We would to the thank the ESS (Emergency Special Services) and Beryl Itani for their help in the evacuation process and for all the extra time and effort put into helping all the residents of the Hochelaga.

-Jason Wills, Chris Wills, and Crystal Hill

To the editor:
Excuse me but the letter from the gentlemen that states he takes offence to the fires of last summer being compared to the apartment fire, contradicts his own words. I was a volunteer and spoke to hundreds of evacuees during the fires and a good portion of them refused hotel, grocery vouchers, or financial handouts from the funding so someone more in need could have the funding. Most of them did not seek assistance of any kind for their evacuation. The contradiction is made when he states that most home policies cover out of home expenses. Then why was funding needed for the evacuation? Are these not considered out of home expenses? As a taxpayer, why should we be obligated to help someone who has inadequate insurance or suffers a loss?

I believe that when members of our community are in need, we should not lay blame and ridicule, but work together. I as a taxpayer I do feel that when crisis happens, we should step forward and help our neighbors.
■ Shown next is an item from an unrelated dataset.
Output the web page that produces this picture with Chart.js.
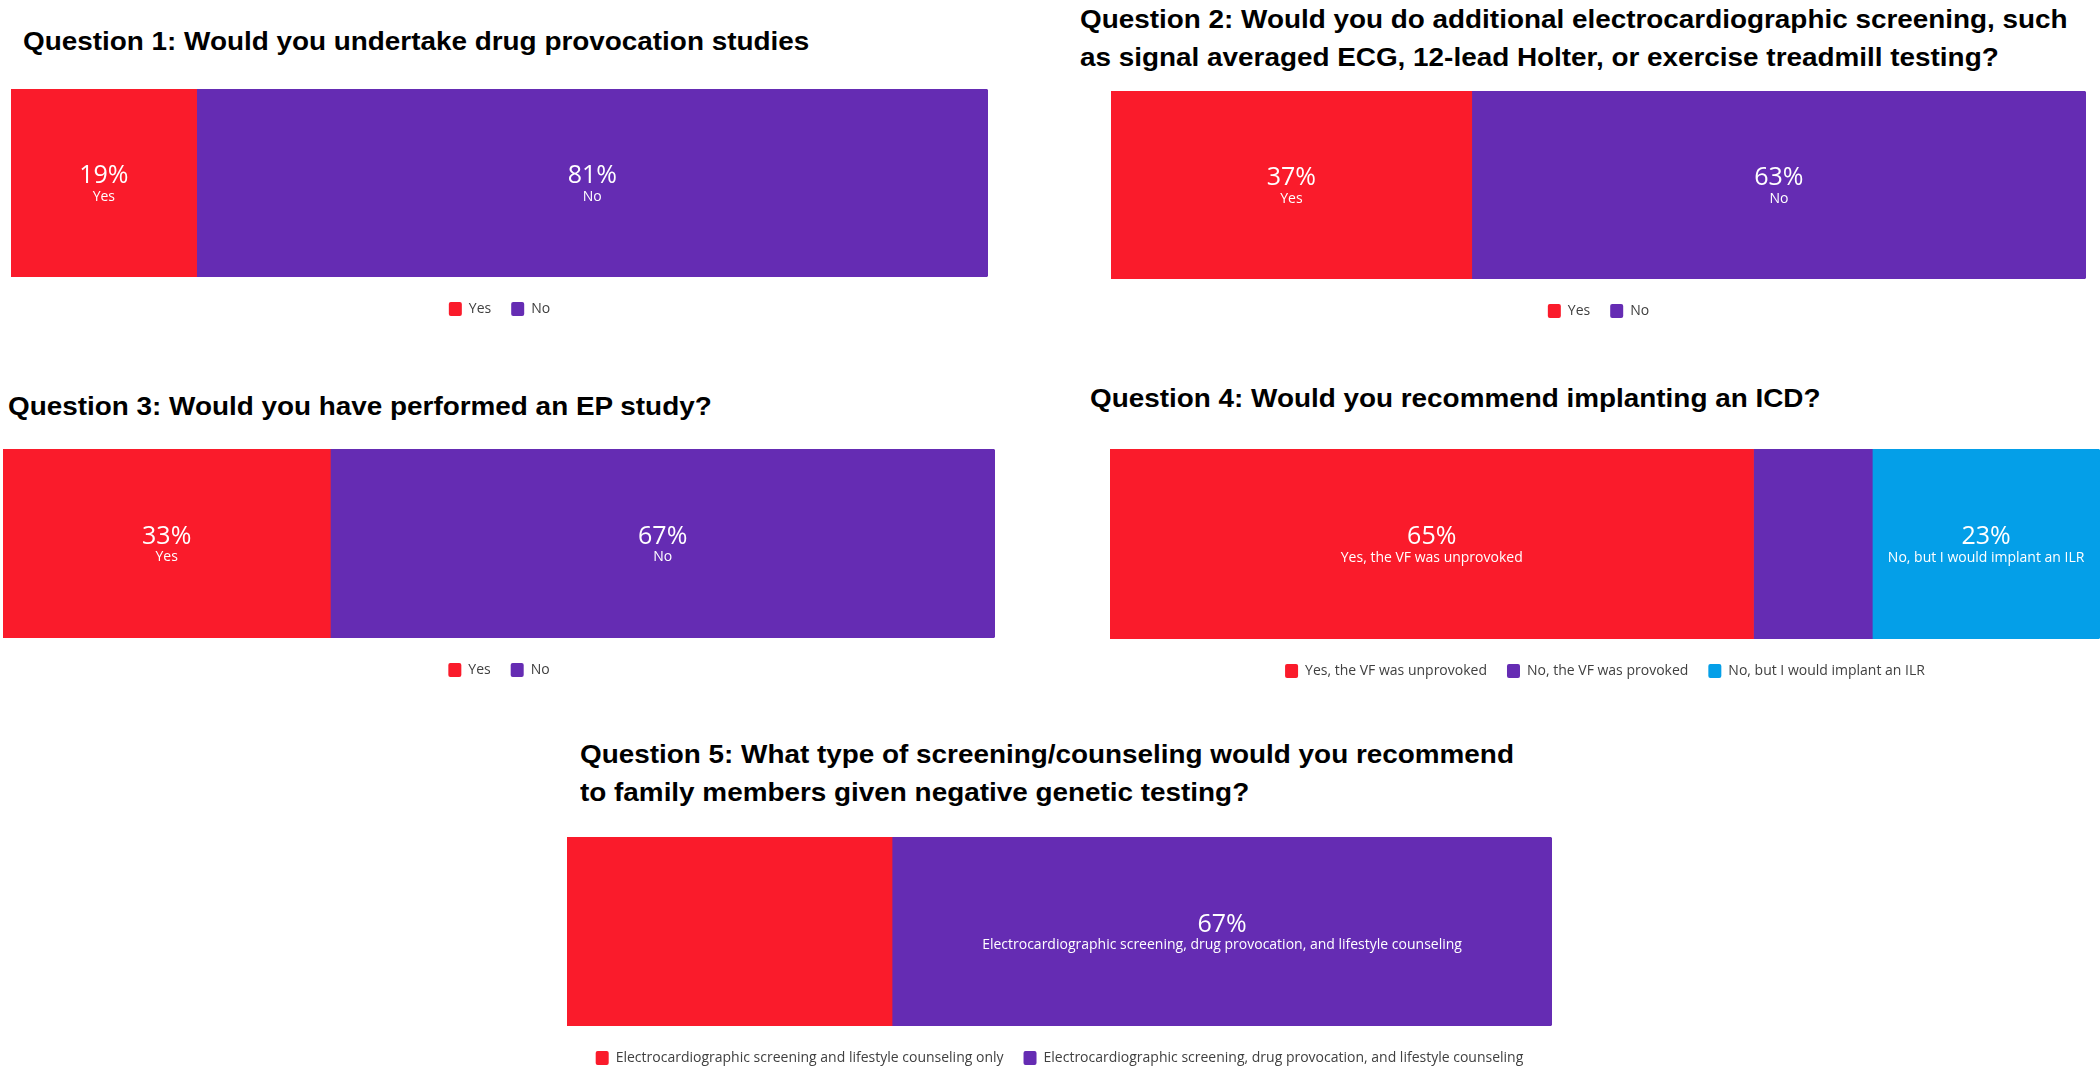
<!DOCTYPE html>
<html>
<head>
<meta charset="utf-8">
<script src="https://cdn.jsdelivr.net/npm/chart.js@4.4.0/dist/chart.umd.min.js"></script>
<style>
    body { margin: 0; width: 2100px; height: 1069px; overflow: hidden; background: #fff; position: relative; }
    .titre {
        position: absolute; white-space: nowrap;
        font-family: "Liberation Sans", Arial, sans-serif; font-weight: bold;
        font-size: 25px; line-height: 33px; color: #000;
        transform: scaleX(1.115); transform-origin: left top;
    }
    .deux-lignes { line-height: 38px; }
    .panneau { position: absolute; }
    canvas { display: block; }
</style>
</head>
<body>

<div class="titre" style="left:23px; top:25px">Question 1: Would you undertake drug provocation studies</div>
<div class="titre deux-lignes" style="left:1080px; top:0px">Question 2: Would you do additional electrocardiographic screening, such<br>as signal averaged ECG, 12-lead Holter, or exercise treadmill testing?</div>
<div class="titre" style="left:8px; top:390px">Question 3: Would you have performed an EP study?</div>
<div class="titre" style="left:1090px; top:382px">Question 4: Would you recommend implanting an ICD?</div>
<div class="titre deux-lignes" style="left:580px; top:735px">Question 5: What type of screening/counseling would you recommend<br>to family members given negative genetic testing?</div>

<div class="panneau" style="left:11px; top:89px"><canvas id="q1" width="977" height="237"></canvas></div>
<div class="panneau" style="left:1111px; top:91px"><canvas id="q2" width="975" height="237"></canvas></div>
<div class="panneau" style="left:3px; top:449px"><canvas id="q3" width="992" height="238"></canvas></div>
<div class="panneau" style="left:1110px; top:449px"><canvas id="q4" width="990" height="239"></canvas></div>
<div class="panneau" style="left:567px; top:837px"><canvas id="q5" width="985" height="238"></canvas></div>

<script>
// --- DONNÉES ---
const q1Reponses = ['Yes', 'No'];
const q1Pourcent = [19, 81];

const q2Reponses = ['Yes', 'No'];
const q2Pourcent = [37, 63];

const q3Reponses = ['Yes', 'No'];
const q3Pourcent = [33, 67];

const q4Reponses = ['Yes, the VF was unprovoked', 'No, the VF was provoked', 'No, but I would implant an ILR'];
const q4Pourcent = [65, 12, 23];

const q5Reponses = ['Electrocardiographic screening and lifestyle counseling only',
                    'Electrocardiographic screening, drug provocation, and lifestyle counseling'];
const q5Pourcent = [33, 67];

const couleurs = ['#fa1b2b', '#652cb3', '#049fe8'];

// étiquettes dans les barres (cachées si le segment est trop étroit)
const etiquettesBarres = {
    id: 'etiquettesBarres',
    afterDatasetsDraw(chart) {
        const ctx = chart.ctx;
        chart.data.datasets.forEach((ds, i) => {
            const bar = chart.getDatasetMeta(i).data[0];
            const largeur = Math.abs(bar.x - bar.base);
            ctx.save();
            ctx.font = '14px "Open Sans"';
            if (ctx.measureText(ds.label).width > largeur - 10) { ctx.restore(); return; }
            const cx = (bar.x + bar.base) / 2;
            ctx.fillStyle = '#ffffff';
            ctx.textAlign = 'center';
            ctx.textBaseline = 'middle';
            ctx.fillText(ds.label, cx, bar.y + 14);
            ctx.font = '25px "Open Sans"';
            ctx.fillText(ds.data[0] + '%', cx, bar.y - 7);
            ctx.restore();
        });
    }
};

function creerBarre(id, reponses, valeurs) {
    const ctx = document.getElementById(id).getContext('2d');
    return new Chart(ctx, {
        type: 'bar',
        data: {
            labels: [''],
            datasets: reponses.map((rep, i) => ({
                label: rep,
                data: [valeurs[i]],
                backgroundColor: couleurs[i],
                borderWidth: 0,
                borderRadius: 3,
                barPercentage: 1,
                categoryPercentage: 1
            }))
        },
        options: {
            indexAxis: 'y',
            responsive: false,
            animation: false,
            layout: { padding: 0 },
            scales: {
                x: { stacked: true, display: false, min: 0, max: 100 },
                y: { stacked: true, display: false }
            },
            plugins: {
                tooltip: { enabled: false },
                legend: {
                    position: 'bottom',
                    title: { display: true, text: '', padding: 0, font: { size: 5, lineHeight: 1 } },
                    labels: {
                        boxWidth: 13, boxHeight: 14, padding: 20,
                        useBorderRadius: true, borderRadius: 2,
                        color: '#404040',
                        font: { family: '"Open Sans"', size: 14 }
                    }
                }
            }
        },
        plugins: [etiquettesBarres]
    });
}

creerBarre('q1', q1Reponses, q1Pourcent);
creerBarre('q2', q2Reponses, q2Pourcent);
creerBarre('q3', q3Reponses, q3Pourcent);
creerBarre('q4', q4Reponses, q4Pourcent);
creerBarre('q5', q5Reponses, q5Pourcent);
</script>
</body>
</html>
We do not foresee tragedy like like last years' fire and now the recent apartment fire. This is the time when community support should be all the more crucial. I donated money and time to the fire relief fund and if the attitude as a taxpayer is one of why should I be obligated to help another, but yet have received assistance, then I think we should look hard at ourselves and our role within our community. You received emotional support, financial assistant, and yes it is your obligation to give back to the community. Pay it forward!!!